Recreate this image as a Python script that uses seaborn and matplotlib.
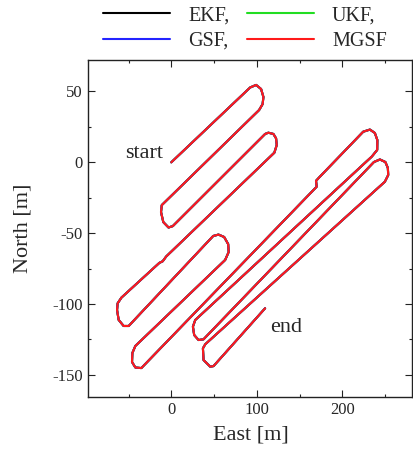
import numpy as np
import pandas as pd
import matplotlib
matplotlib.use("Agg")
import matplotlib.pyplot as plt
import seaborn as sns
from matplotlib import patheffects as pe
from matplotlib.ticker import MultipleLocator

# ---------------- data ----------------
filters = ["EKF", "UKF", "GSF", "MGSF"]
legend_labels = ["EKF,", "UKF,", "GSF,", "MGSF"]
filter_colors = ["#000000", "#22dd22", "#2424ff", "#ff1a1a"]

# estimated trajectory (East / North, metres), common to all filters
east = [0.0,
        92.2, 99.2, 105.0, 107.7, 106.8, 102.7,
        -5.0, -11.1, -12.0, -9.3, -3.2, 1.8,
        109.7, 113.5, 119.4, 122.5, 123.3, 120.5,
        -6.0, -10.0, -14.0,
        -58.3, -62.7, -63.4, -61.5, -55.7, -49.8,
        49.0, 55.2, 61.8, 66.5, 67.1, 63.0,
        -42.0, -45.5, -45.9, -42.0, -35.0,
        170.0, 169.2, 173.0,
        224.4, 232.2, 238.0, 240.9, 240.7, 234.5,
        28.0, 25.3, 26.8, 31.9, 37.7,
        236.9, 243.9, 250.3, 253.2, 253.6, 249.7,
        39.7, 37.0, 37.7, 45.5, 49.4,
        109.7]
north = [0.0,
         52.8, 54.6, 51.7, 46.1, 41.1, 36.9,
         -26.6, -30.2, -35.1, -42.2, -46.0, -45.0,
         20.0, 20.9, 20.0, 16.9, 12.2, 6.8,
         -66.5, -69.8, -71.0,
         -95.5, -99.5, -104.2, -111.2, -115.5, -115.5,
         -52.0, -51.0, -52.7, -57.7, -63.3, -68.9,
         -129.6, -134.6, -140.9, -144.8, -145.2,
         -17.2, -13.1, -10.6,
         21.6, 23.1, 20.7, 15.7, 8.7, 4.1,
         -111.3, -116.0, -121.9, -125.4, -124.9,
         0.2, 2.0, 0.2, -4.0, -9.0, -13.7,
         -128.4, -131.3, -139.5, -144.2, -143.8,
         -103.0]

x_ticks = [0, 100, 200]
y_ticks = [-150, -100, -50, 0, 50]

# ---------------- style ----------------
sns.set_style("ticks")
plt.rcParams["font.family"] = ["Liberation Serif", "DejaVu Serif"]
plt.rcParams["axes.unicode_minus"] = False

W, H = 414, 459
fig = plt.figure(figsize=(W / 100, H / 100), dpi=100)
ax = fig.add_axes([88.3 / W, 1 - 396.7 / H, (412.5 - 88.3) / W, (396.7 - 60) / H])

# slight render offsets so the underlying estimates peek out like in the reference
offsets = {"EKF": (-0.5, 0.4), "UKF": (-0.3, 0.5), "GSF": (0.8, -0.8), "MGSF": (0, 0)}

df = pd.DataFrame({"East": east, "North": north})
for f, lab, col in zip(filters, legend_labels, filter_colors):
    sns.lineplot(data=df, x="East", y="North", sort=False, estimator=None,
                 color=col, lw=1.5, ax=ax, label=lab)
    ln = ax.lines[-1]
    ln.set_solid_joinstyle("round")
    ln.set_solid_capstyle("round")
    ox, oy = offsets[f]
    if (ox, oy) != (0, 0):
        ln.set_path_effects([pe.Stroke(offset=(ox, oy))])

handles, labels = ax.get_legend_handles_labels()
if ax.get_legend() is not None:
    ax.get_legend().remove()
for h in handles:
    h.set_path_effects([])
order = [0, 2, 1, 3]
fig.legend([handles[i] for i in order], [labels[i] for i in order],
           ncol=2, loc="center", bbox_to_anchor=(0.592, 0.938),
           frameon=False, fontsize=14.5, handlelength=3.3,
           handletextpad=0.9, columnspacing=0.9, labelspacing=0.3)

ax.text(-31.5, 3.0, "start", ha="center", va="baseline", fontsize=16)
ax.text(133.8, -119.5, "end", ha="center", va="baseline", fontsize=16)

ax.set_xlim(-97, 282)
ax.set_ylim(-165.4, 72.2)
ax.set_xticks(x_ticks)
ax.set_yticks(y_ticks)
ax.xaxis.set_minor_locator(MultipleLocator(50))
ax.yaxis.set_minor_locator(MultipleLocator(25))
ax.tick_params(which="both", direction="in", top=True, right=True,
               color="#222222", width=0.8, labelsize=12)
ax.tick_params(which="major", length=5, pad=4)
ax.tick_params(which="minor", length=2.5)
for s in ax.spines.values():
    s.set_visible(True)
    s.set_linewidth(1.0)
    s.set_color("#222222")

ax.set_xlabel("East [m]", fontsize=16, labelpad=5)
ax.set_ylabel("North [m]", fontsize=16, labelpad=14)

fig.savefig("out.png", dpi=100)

:: REQUIREMENT ::
Copy the whole of the material above exactly, but not its images.

:: FINAL ANSWER ::
Recreate this image as a Python script that uses seaborn and matplotlib.
import numpy as np
import pandas as pd
import matplotlib
matplotlib.use("Agg")
import matplotlib.pyplot as plt
import seaborn as sns
from matplotlib import patheffects as pe
from matplotlib.ticker import MultipleLocator

# ---------------- data ----------------
filters = ["EKF", "UKF", "GSF", "MGSF"]
legend_labels = ["EKF,", "UKF,", "GSF,", "MGSF"]
filter_colors = ["#000000", "#22dd22", "#2424ff", "#ff1a1a"]

# estimated trajectory (East / North, metres), common to all filters
east = [0.0,
        92.2, 99.2, 105.0, 107.7, 106.8, 102.7,
        -5.0, -11.1, -12.0, -9.3, -3.2, 1.8,
        109.7, 113.5, 119.4, 122.5, 123.3, 120.5,
        -6.0, -10.0, -14.0,
        -58.3, -62.7, -63.4, -61.5, -55.7, -49.8,
        49.0, 55.2, 61.8, 66.5, 67.1, 63.0,
        -42.0, -45.5, -45.9, -42.0, -35.0,
        170.0, 169.2, 173.0,
        224.4, 232.2, 238.0, 240.9, 240.7, 234.5,
        28.0, 25.3, 26.8, 31.9, 37.7,
        236.9, 243.9, 250.3, 253.2, 253.6, 249.7,
        39.7, 37.0, 37.7, 45.5, 49.4,
        109.7]
north = [0.0,
         52.8, 54.6, 51.7, 46.1, 41.1, 36.9,
         -26.6, -30.2, -35.1, -42.2, -46.0, -45.0,
         20.0, 20.9, 20.0, 16.9, 12.2, 6.8,
         -66.5, -69.8, -71.0,
         -95.5, -99.5, -104.2, -111.2, -115.5, -115.5,
         -52.0, -51.0, -52.7, -57.7, -63.3, -68.9,
         -129.6, -134.6, -140.9, -144.8, -145.2,
         -17.2, -13.1, -10.6,
         21.6, 23.1, 20.7, 15.7, 8.7, 4.1,
         -111.3, -116.0, -121.9, -125.4, -124.9,
         0.2, 2.0, 0.2, -4.0, -9.0, -13.7,
         -128.4, -131.3, -139.5, -144.2, -143.8,
         -103.0]

x_ticks = [0, 100, 200]
y_ticks = [-150, -100, -50, 0, 50]

# ---------------- style ----------------
sns.set_style("ticks")
plt.rcParams["font.family"] = ["Liberation Serif", "DejaVu Serif"]
plt.rcParams["axes.unicode_minus"] = False

W, H = 414, 459
fig = plt.figure(figsize=(W / 100, H / 100), dpi=100)
ax = fig.add_axes([88.3 / W, 1 - 396.7 / H, (412.5 - 88.3) / W, (396.7 - 60) / H])

# slight render offsets so the underlying estimates peek out like in the reference
offsets = {"EKF": (-0.5, 0.4), "UKF": (-0.3, 0.5), "GSF": (0.8, -0.8), "MGSF": (0, 0)}

df = pd.DataFrame({"East": east, "North": north})
for f, lab, col in zip(filters, legend_labels, filter_colors):
    sns.lineplot(data=df, x="East", y="North", sort=False, estimator=None,
                 color=col, lw=1.5, ax=ax, label=lab)
    ln = ax.lines[-1]
    ln.set_solid_joinstyle("round")
    ln.set_solid_capstyle("round")
    ox, oy = offsets[f]
    if (ox, oy) != (0, 0):
        ln.set_path_effects([pe.Stroke(offset=(ox, oy))])

handles, labels = ax.get_legend_handles_labels()
if ax.get_legend() is not None:
    ax.get_legend().remove()
for h in handles:
    h.set_path_effects([])
order = [0, 2, 1, 3]
fig.legend([handles[i] for i in order], [labels[i] for i in order],
           ncol=2, loc="center", bbox_to_anchor=(0.592, 0.938),
           frameon=False, fontsize=14.5, handlelength=3.3,
           handletextpad=0.9, columnspacing=0.9, labelspacing=0.3)

ax.text(-31.5, 3.0, "start", ha="center", va="baseline", fontsize=16)
ax.text(133.8, -119.5, "end", ha="center", va="baseline", fontsize=16)

ax.set_xlim(-97, 282)
ax.set_ylim(-165.4, 72.2)
ax.set_xticks(x_ticks)
ax.set_yticks(y_ticks)
ax.xaxis.set_minor_locator(MultipleLocator(50))
ax.yaxis.set_minor_locator(MultipleLocator(25))
ax.tick_params(which="both", direction="in", top=True, right=True,
               color="#222222", width=0.8, labelsize=12)
ax.tick_params(which="major", length=5, pad=4)
ax.tick_params(which="minor", length=2.5)
for s in ax.spines.values():
    s.set_visible(True)
    s.set_linewidth(1.0)
    s.set_color("#222222")

ax.set_xlabel("East [m]", fontsize=16, labelpad=5)
ax.set_ylabel("North [m]", fontsize=16, labelpad=14)

fig.savefig("out.png", dpi=100)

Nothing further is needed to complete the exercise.